Probabilmente Buddy Holly di cui mi piacerebbe scongiurare la dipartita avvenuta troppo presto, a soli 23 anni. Secondo me avrebbe composto ancora numerose pagine memorabili della musica. In quei pochi anni in cui si è esibito è stato un grandissimo innovatore, partorendo canzoni che già all’epoca suonavano straordinariamente geniali. Lui più di tutti, indubbiamente.
Ultima domanda, la più difficile: chi scegli tra Elvis Presley e Johnny Cash?

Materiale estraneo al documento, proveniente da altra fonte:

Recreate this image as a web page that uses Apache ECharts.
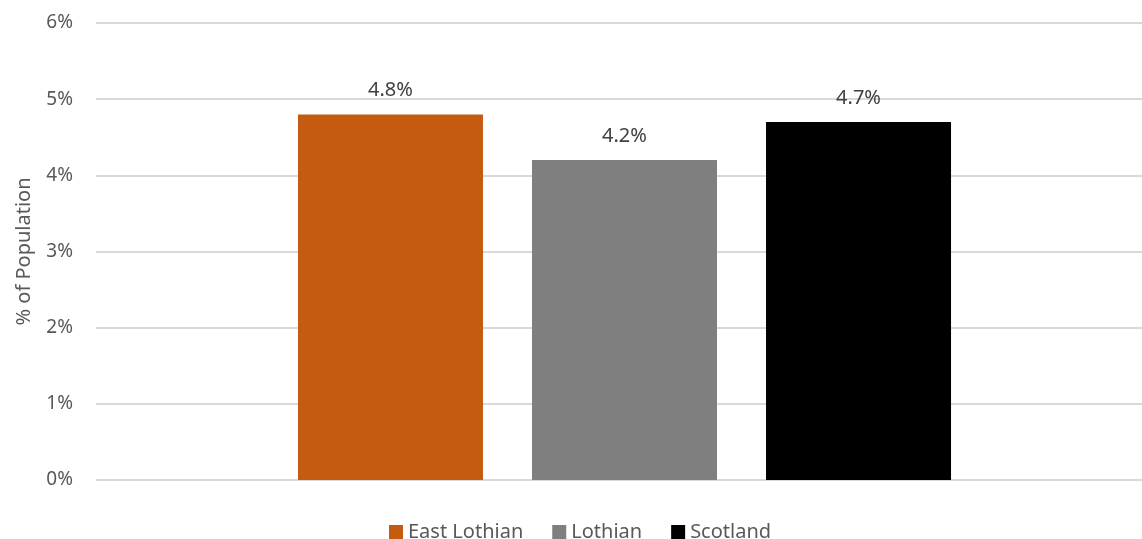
<!DOCTYPE html>
<html>
<head>
<meta charset="utf-8">
<script src="https://cdn.jsdelivr.net/npm/echarts@6/dist/echarts.min.js"></script>
<style>
  html, body { margin: 0; padding: 0; background: #ffffff; overflow: hidden; }
  #chart { width: 1160px; height: 539px; }
</style>
</head>
<body>
<div id="chart"></div>
<script>
// Share of population by area
const categories = [''];
const seriesNames = ['East Lothian', 'Lothian', 'Scotland'];
const seriesValues = [[4.8], [4.2], [4.7]];
const seriesColors = ['#C55A11', '#7F7F7F', '#000000'];
const yTicks = [0, 1, 2, 3, 4, 5, 6];

const FONT = 'Noto Sans';
const chart = echarts.init(document.getElementById('chart'), null, { renderer: 'canvas' });

chart.setOption({
  animation: false,
  textStyle: { fontFamily: FONT },
  grid: { left: 96, right: 7, top: 23, bottom: 59, containLabel: false },
  legend: {
    bottom: -8,
    left: 384,
    itemWidth: 14,
    itemHeight: 14,
    itemGap: 29,
    icon: 'rect',
    textStyle: { color: '#595959', fontSize: 20, fontFamily: FONT },
    data: seriesNames
  },
  xAxis: {
    type: 'category',
    data: categories,
    axisLine: { show: false },
    axisTick: { show: false },
    axisLabel: { show: false }
  },
  yAxis: {
    type: 'value',
    min: yTicks[0],
    max: yTicks[yTicks.length - 1],
    interval: 1,
    name: '% of Population',
    nameLocation: 'middle',
    nameGap: 62,
    nameTextStyle: { color: '#595959', fontSize: 20, fontFamily: FONT },
    axisLine: { show: false },
    axisTick: { show: false },
    axisLabel: {
      color: '#595959',
      fontSize: 19,
      margin: 23,
      formatter: v => v + '%'
    },
    splitLine: { lineStyle: { color: '#D9D9D9', width: 2 } }
  },
  series: seriesNames.map((name, i) => ({
    name,
    type: 'bar',
    data: seriesValues[i],
    barWidth: 185,
    barGap: '26.5%',
    itemStyle: { color: seriesColors[i] },
    label: {
      show: true,
      position: 'top',
      distance: 14,
      color: '#404040',
      fontSize: 20,
      fontFamily: FONT,
      formatter: p => p.value.toFixed(1) + '%'
    }
  }))
});
</script>
</body>
</html>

Eh…(ride, ndr). Ho conosciuto il rock n’roll attraverso “American Graffiti” e mi sono innamorato di Buddy Holly, Jerry Lee Lewis, Chuck Berry e poi sono arrivato a Elvis Presley che mi è piaciuto molto nei primi anni alla Sun Records e solo qualcosina di quanto scritto nel ’56 e negli anni a venire. Riconosco in lui il ruolo di spartiacque. E’ grazie a lui che molti giovani hanno iniziato a credere nel sogno del rock n’roll. Anche se non è stato necessariamente il primo, è stato quello che più di tutti ha influenzato. Johnny Cash, a sua volta, è stato un pioniere, ha anticipato Bob Dylan nella canzone di protesta, veicolava messaggi forti, anche nel periodo in cui vi era la ricerca della spensieratezza ha esplorato il lato più oscuro dell’essere umano. Alla luce dei fatti direi Johnny Cash, anche perché Elvis l’ho sempre visto un po’ troppo confezionato, a partire dal ’56 con il passaggio alla RCA. Era un rock n’roll troppo vincolato, anche managerialmente.
Nel dubbio, quindi, Buddy Holly è “The King Of Rock n’Roll”?
Ora mi chiedi proprio troppo, non te lo so dire (ride, ndr). Ci vediamo al Summer Jamboree dove sarò presente il 4, l’8 e il 9. Ciao ragazzi, rock on!